= Betto Douglas =

Betto Douglas (also known as Elizabeth Douglas, c. 1772 – ?) was a slave on St. Kitts, at the time a British Colony. What is known of her life illuminates the practice slavery in the Caribbean and the efforts of abolitionist societies to free them. Douglas is an iconic figure of resistance to slavery in the country and her story is featured in the National Museum of Saint Kitts and Nevis. In Britain, she is included on the initial slave register for St. Kitts and kept in the Central Slave Registries at the British National Archives, which are enrolled in the UNESCO Memory of the World Registry.

==History==
Betto Douglas was born around 1772 to a white father and enslaved mother on Wingfield Manor Estate in St. Kitts. She was listed on the initial slave register for St. Kitts, which was compiled in 1817, as a mulatto woman, aged forty-five with two children, Cleisby and Sawney Frazer. She was the property of the Earl of Romney, an absentee landlord of the estate on St. Kitts. While John George Goldfrap was the agent for the 2nd Earl, Douglas asked to purchase the freedom of her two sons. Goldfrap wrote to the Earl on Douglas' behalf and received a letter that he would allow her to be manumitted, indicating he had instructed his new agent, Rev. Davis to take the necessary measures.

After several years had passed without them being emancipated, a new overseer, Richard Cardin, was hired on the estate. Cardin hired out Douglas requiring her to pay a fee of three and a half dollars per month from her earnings for the small house she lived in and her daily food allowance. Douglas complained that the fee was too high and given the economic times, indicated no one would pay such a fee for her services. She often went into arrears or had to borrow the funds, but she refused to engage in illegal behavior, like thievery or prostitution to acquire the monies. After several years passed without the emancipation being procured, Douglas petitioned Governor Charles William Maxwell in 1825. Maxwell made inquiry and procured statements from both Douglas and Cardin. Douglas claimed that when she was unable to pay the fee, Cardin withheld food from her and locked her in the stocks for six months. She stated that he threatened her with imprisonment for failure to pay and ordered her to be lashed, so she ran away. Cardin confirmed the terms of Douglas' hire fees, difficulty in paying and that she had been placed in the stocks, but insisted that Douglas had been provided food daily from the estate, which she refused because she was being punished. Cardin stated that her family had provided her with daily food and that she was allowed out of the stocks when she needed to bathe in the river. At the completion of the inquiry, the grand jury's decision was that Douglas had been insubordinate, that they could not determine that her punishment had been excessive, and she was ordered to return to the estate.

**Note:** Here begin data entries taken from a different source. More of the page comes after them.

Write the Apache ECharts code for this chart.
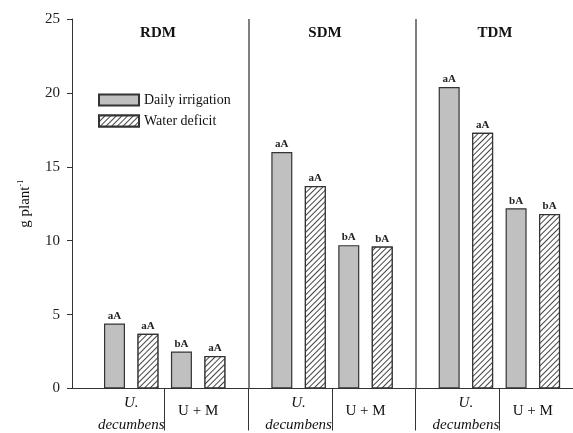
<!DOCTYPE html>
<html>
<head>
<meta charset="utf-8">
<script src="https://cdn.jsdelivr.net/npm/echarts@6/dist/echarts.min.js"></script>
<style>html,body{margin:0;padding:0;background:#fff;}#c{width:573px;height:433px;}</style>
</head>
<body>
<div id="c"></div>
<script>
const panels = ['RDM', 'SDM', 'TDM'];
const groups = ['U. decumbens', 'U + M'];
const seriesNames = ['Daily irrigation', 'Water deficit'];
// order: RDM U.d, RDM U+M, SDM U.d, SDM U+M, TDM U.d, TDM U+M
const dailyIrrigation = [4.4, 2.5, 16.0, 9.7, 20.4, 12.2];
const waterDeficit = [3.7, 2.2, 13.7, 9.6, 17.3, 11.8];
const dailyLetters = ['aA', 'bA', 'aA', 'bA', 'aA', 'bA'];
const deficitLetters = ['aA', 'aA', 'aA', 'bA', 'aA', 'bA'];
const yTicks = [0, 5, 10, 15, 20, 25];

const FONT = 'Liberation Serif';
// slot index: 5 slots per panel (2 groups x 2 bars + 1 gap)
function slot(k, s) { return Math.floor(k / 2) * 5 + (k % 2) * 2 + s; }
function groupCenter(k) { return slot(k, 0) + 0.5; }

const labelByCenter = {};
for (let k = 0; k < 6; k++) labelByCenter[groupCenter(k).toFixed(2)] = groups[k % 2];
const groupSeps = [];
for (let p = 0; p < panels.length; p++) {
  groupSeps.push(p * 5 + 1.5);
  if (p < panels.length - 1) groupSeps.push(p * 5 + 4);
}
const panelSeps = [];
for (let p = 0; p < panels.length - 1; p++) panelSeps.push(p * 5 + 4);

function mkData(vals, letters, s) {
  return vals.map((v, k) => ({ value: [slot(k, s), v], letter: letters[k] }));
}

const chart = echarts.init(document.getElementById('c'), null, { renderer: 'canvas' });
const commonLabel = {
  show: true, position: 'top', distance: 2,
  fontFamily: FONT, fontWeight: 'bold', fontSize: 11, color: '#222',
  formatter: p => p.data.letter
};
const titleX = [153, 320, 490];
chart.setOption({
  animation: false,
  textStyle: { fontFamily: FONT },
  title: panels.map((t, i) => ({
    text: t, left: titleX[i], top: 21, textAlign: 'center',
    textStyle: { fontFamily: FONT, fontWeight: 'bold', fontSize: 15, color: '#111' }
  })),
  legend: {
    orient: 'vertical', left: 93, top: 88, itemWidth: 40, itemHeight: 11, itemGap: 7,
    icon: 'rect',
    textStyle: { fontFamily: FONT, fontSize: 14, color: '#111' },
    data: seriesNames
  },
  grid: { left: 72, right: 0, top: 19, bottom: 41, containLabel: false },
  xAxis: {
    type: 'value', min: -1.27, max: 13.70,
    splitLine: { show: false },
    axisLine: { show: true, onZero: false, lineStyle: { color: '#333', width: 1 } },
    axisTick: { show: true, customValues: groupSeps, length: 42, inside: false, lineStyle: { color: '#333', width: 1 } },
    axisLabel: {
      show: true, customValues: [0, 1, 2, 3, 4, 5].map(groupCenter), margin: 4,
      formatter: v => {
        const name = labelByCenter[v.toFixed(2)];
        if (name === groups[0]) return '{i|U.}\n{i|decumbens}';
        return '{n|' + name + '}';
      },
      rich: {
        i: { fontFamily: FONT, fontStyle: 'italic', fontSize: 15, lineHeight: 22, color: '#111' },
        n: { fontFamily: FONT, fontSize: 15, lineHeight: 38, color: '#111' }
      }
    }
  },
  yAxis: {
    type: 'value', min: 0, max: 25, interval: 5,
    name: '{t|g plant}{s|-1}', nameLocation: 'middle', nameGap: 39, nameRotate: 90,
    nameTextStyle: {
      rich: {
        t: { fontFamily: FONT, fontSize: 15, color: '#111' },
        s: { fontFamily: FONT, fontSize: 8, color: '#111', verticalAlign: 'top', padding: [0, 0, 8, 0] }
      }
    },
    splitLine: { show: false },
    axisLine: { show: true, onZero: false, lineStyle: { color: '#333', width: 1 } },
    axisTick: { show: true, length: 5, inside: false, lineStyle: { color: '#333' } },
    axisLabel: { fontFamily: FONT, fontSize: 15, color: '#222', margin: 12, formatter: v => yTicks.includes(v) ? String(v) : '' }
  },
  series: [
    {
      name: seriesNames[0], type: 'bar', barWidth: 21, barGap: '-100%',
      itemStyle: { color: '#c0c0c0', borderColor: '#333', borderWidth: 1.2 },
      label: commonLabel,
      data: mkData(dailyIrrigation, dailyLetters, 0),
      markLine: {
        silent: true, symbol: 'none', label: { show: false },
        lineStyle: { type: 'solid', color: '#555', width: 1.5 },
        data: panelSeps.map(x => [{ coord: [x, 0] }, { coord: [x, 25] }])
      }
    },
    {
      name: seriesNames[1], type: 'bar', barWidth: 21, barGap: '-100%',
      itemStyle: {
        color: '#fff', borderColor: '#333', borderWidth: 1.2,
        decal: { symbol: 'rect', symbolSize: 1, dashArrayX: [1, 0], dashArrayY: [1, 2.6], rotation: -Math.PI / 4, color: '#444', backgroundColor: '#fff' }
      },
      label: commonLabel,
      data: mkData(waterDeficit, deficitLetters, 1)
    }
  ]
});
</script>
</body>
</html>
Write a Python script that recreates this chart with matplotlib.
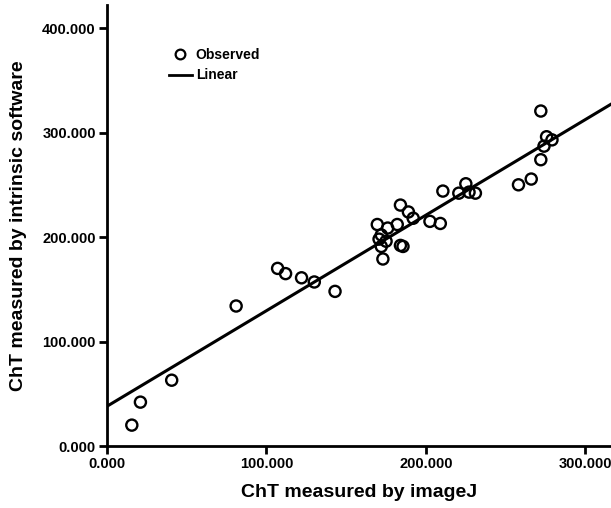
import numpy as np
import matplotlib.pyplot as plt
from matplotlib.lines import Line2D

# valores (imageJ x software intrinseco)
imagej = [15.6, 21, 40.6, 81, 107, 112, 122, 130, 143,
          272, 275.6, 279, 274, 272, 266, 258,
          225, 220.6, 227, 231, 210.6, 202.5, 209,
          184, 189, 192, 182, 176, 169.5, 172, 170.6, 175, 172, 184, 185.6, 173]
intrinseco = [20, 42, 63, 134, 170, 165, 161, 157, 148,
              320.6, 296, 293, 287, 274, 255.5, 250,
              251, 242, 243, 242, 244, 215, 213,
              230.6, 224, 218, 212, 208.6, 212, 202, 198, 196, 191, 192, 191, 179]

# reta ajustada (linear)
intercepto = 38
inclinacao = 0.915

plt.rcParams['font.family'] = ['Liberation Sans', 'DejaVu Sans']
plt.rcParams['font.weight'] = 'bold'

fig = plt.figure(figsize=(6.11, 5.08), dpi=100)
ax = fig.add_axes([0.175, 0.122, 0.825, 0.868])

xlim = (0, 316)
ax.scatter(imagej, intrinseco, s=64, facecolors='none', edgecolors='black',
           linewidths=1.7, zorder=3)
xs = np.array(xlim)
ax.plot(xs, intercepto + inclinacao * xs, color='black', lw=2.2)

ax.set_xlim(*xlim)
ax.set_ylim(0, 422)
ax.set_xticks([0, 100, 200, 300])
ax.set_yticks([0, 100, 200, 300, 400])
ax.set_xticklabels(['0.000', '100.000', '200.000', '300.000'])
ax.set_yticklabels(['0.000', '100.000', '200.000', '300.000', '400.000'])
for s in ['top', 'right']:
  ax.spines[s].set_visible(False)
for s in ['left', 'bottom']:
  ax.spines[s].set_linewidth(2)
ax.tick_params(direction='out', length=6, width=2, labelsize=10.5, pad=2)
for t in ax.get_xticklabels() + ax.get_yticklabels():
  t.set_fontweight('bold')

ax.set_xlabel('ChT measured by imageJ', fontsize=14, fontweight='bold', labelpad=9)
ax.set_ylabel('ChT measured by intrinsic software', fontsize=14, fontweight='bold', labelpad=11)

handles = [Line2D([], [], marker='o', ls='none', mfc='none', mec='black', mew=1.6, ms=7),
           Line2D([], [], color='black', lw=2)]
ax.legend(handles, ['Observed', 'Linear'], loc='upper left', bbox_to_anchor=(0.11, 0.918),
          frameon=False, handlelength=1.6, handletextpad=0.3,
          labelspacing=0.45, borderpad=0, prop={'weight': 'bold', 'size': 10})

fig.savefig('out.png', dpi=100)
plt.close()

Transmitting the findings to Lord Bathurst, Governor Maxwell stated that Douglas’ treatment had been illegal, but that it was customary in the island and "considered justifiable and proper". Bathurst noted that no witnesses favorable to Douglas had been called and expressed his disapproval that the punishment inflicted upon her was disproportionate to her offense. As she did not feel she had received justice, Douglas then took her case in 1827 to the colonial courts. Her case was taken up by abolitionists world-wide. The Anti-Slavery Reporter began covering the case in 1827 in London. The courts reviewed the case and reprimanded Douglas for injuring the reputation of Cardin. Returned again to the estate, she was again confined to the stocks for a period of six months and eleven days. The Female Society for the Relief of British Negro Slaves collected funds in 1830 to try to buy her freedom, but were refused by the Lord Proprietor. South African, Thomas Pringle first wrote about her in 1832 in his journal, the Anti-Slavery Record and a year later was still writing about the refusal to grant her emancipation. Douglas was finally granted manumission three months before the Abolition Act passed in July 1833.

==Legacy==
Douglas' case shows that even when slaves utilized legal remedies to obtain relief, the justice system often failed to protect them. The elderly woman was subjected to contradictions in the law, which treated her case as if she was a public nuisance under colonial customs, rather than someone who should have been protected by British law. Her testimony also shows that she was familiar with legal concepts as well as the economic functioning of the slave system, bringing to light the complex nature of slave relationships with their owners.

In St. Kitts, Douglas is viewed as an icon of those who resisted slavery and fought for their emancipation. Her story has been featured in the National Museum of St. Kitts and Nevis and is regularly featured in presentations about the island's history. In Britain, she is included on initial register for St. Kitts, which was compiled in 1817, and kept in the Central Slave Registries at the British National Archives, which were enrolled in the UNESCO Memory of the World Registry in 2008 for preservation.